Sometime in 1994, I stopped listening to music. Not entirely, of course. But for the next six or seven years, it became a fading presence in my daily life -- something I did without entirely for months at a time, and didn't think about much otherwise.This change coincided, more or less, with getting married. It also overlapped with giving up a little of the crippling perfectionism about writing -- enough that I became able to finish work and publish it regularly. The flow of causality in all of this would be hard to chart. It was a period of decisions, obviously, but I'm pretty sure that "Okay, no more music from now on" really was not one of them.
Whatever the reason, then, the album Manos by the Spinanes, from 1993, was more or less where indie rock and I parted ways for the decade. (We still don't stay in touch all that often.)
The band's lineup was extremely minimal: one drummer plus a guitarist who sang. This has been imitated but not improved upon by others, In particular, I loved the guitarist's style. Her playing felt naive, but precise, and her voice seemed to be coming from some register between breathiness and strength. The drummer is skillful but also restrained (not always qualities found in the same person), using what sounds like a small kit to very good effect.
Looking around for commentary on the band, I find this entry from about a year ago by a blogger named Andrews Tsks. He seems not to have undergone anything like my own hermit-like withdrawl from the music world, but shares the impression that this was a pretty special record:
The overall feeling of Manos is one of intimacy: minimalist arrangements make every vocal nuance, every drum hit stand out, as if each minor decision made in the album's performance is communicating a message to the listener. At the same time, The Spinanes' music has the power to fill a room with warmth and light, enveloping the listener in its subtle but ultimately overwhelming beauty. How this band has become so obscure as they now are is a complete mystery to me.
Plugging the band's name into YouTube, the only item by them that comes back is this video from 1996 for a later song, "Lines and Lines." It's less spare than anything on Manos. It also strikes me as the most beautiful thing I've heard in a long time.
Elswhere online, there's an early and perhaps deliberately un-polished video for "Noel, Joel, and Me" (the second song on Manos).
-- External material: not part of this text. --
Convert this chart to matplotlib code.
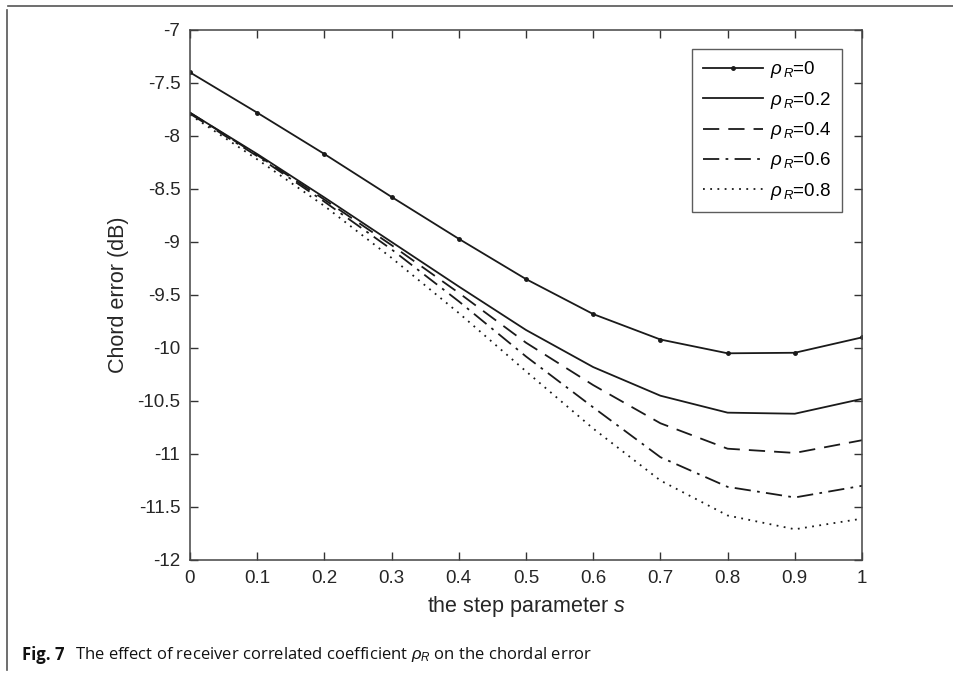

By the way, I'm curious whether the title of the record has any explanation, or if the band just thought the Spanish word for "hands" had a nice ring to it. I'd prefer to think it is not an allusion to the extremely low-budget and quite awful horror movie Manos: Hands of Fate (sometimes derisively called Mangoes: Cans of Fruit) even though it turns out I once knew someone who was involved with the film. See this essay by Pat Littledog, a writer who lived one small town over from mine in East Texas when I was in high school.
On the other hand, if it turns out that the Spinanes did have that movie in mind...whoah. That would be very "plate of shrimp."